Aplicações práticas na vida cotidiana
Embora a maioria dos fiéis não esteja exposta ao risco de uma excomunhão formal, o conceito tem aplicações práticas para nossa vida espiritual:
- Exame contínuo de consciência: Refletir sobre nosso relacionamento com Deus e com a Igreja nos ajuda a evitar pecados graves que possam prejudicar essa relação.
- Valorizar a comunidade: A participação ativa na vida sacramental e comunitária fortalece nossa fé e nos une a Cristo e aos nossos irmãos na fé.
- Exercer a misericórdia: Se conhecemos alguém que se afastou da Igreja, nossa reação deve ser sempre de amor e oração, convidando-o pacientemente e com compaixão a retornar.
- Compreender a gravidade do pecado: A excomunhão nos lembra que o pecado não é algo trivial, mas afeta nossa alma e nossa relação com a comunidade de fé.
A excomunhão no contexto atual
Em um mundo que exalta a autonomia individual, pode parecer contraintuitivo falar de uma medida como a excomunhão. No entanto, a Igreja não impõe essa medida como um instrumento de controle, mas como um ato de amor destinado a reconduzir o pecador aos braços do Pai. É um lembrete de que a verdadeira liberdade se encontra em Cristo e na comunhão com Ele.
Com as palavras de São João Paulo II: “A Igreja não é proprietária da verdade ou da graça que proclama, mas é serva delas.” A excomunhão, longe de ser um ato de condenação, é expressão dessa missão de serviço, que busca sempre o bem último das almas.
Conclusão
A excomunhão, longe de ser uma punição definitiva, é um convite urgente à conversão. Ela nos lembra da importância da comunhão com Deus e com a Igreja e enfatiza que o pecado não afeta apenas nossa alma, mas também a comunidade de fé. Em um tempo em que a misericórdia e o acompanhamento são centrais, a excomunhão apresenta-se como uma medida terapêutica destinada a curar, reconciliar e trazer o pecador de volta à vida em Cristo.

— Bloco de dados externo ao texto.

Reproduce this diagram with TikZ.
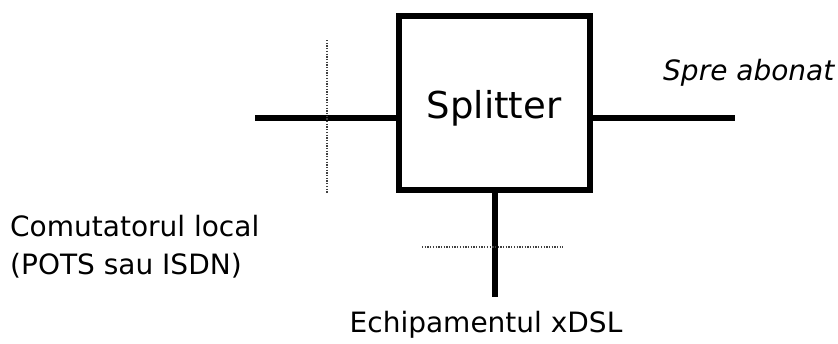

Que este conceito nos inspire a valorizar mais profundamente nosso relacionamento com Deus, a examinar sinceramente nossa vida e a nos tornarmos instrumentos de reconciliação para aqueles que se afastaram do caminho da graça. A excomunhão nos ensina que, mesmo que o pecado possa romper nossa comunhão, o amor de Deus está sempre pronto para restaurá-la.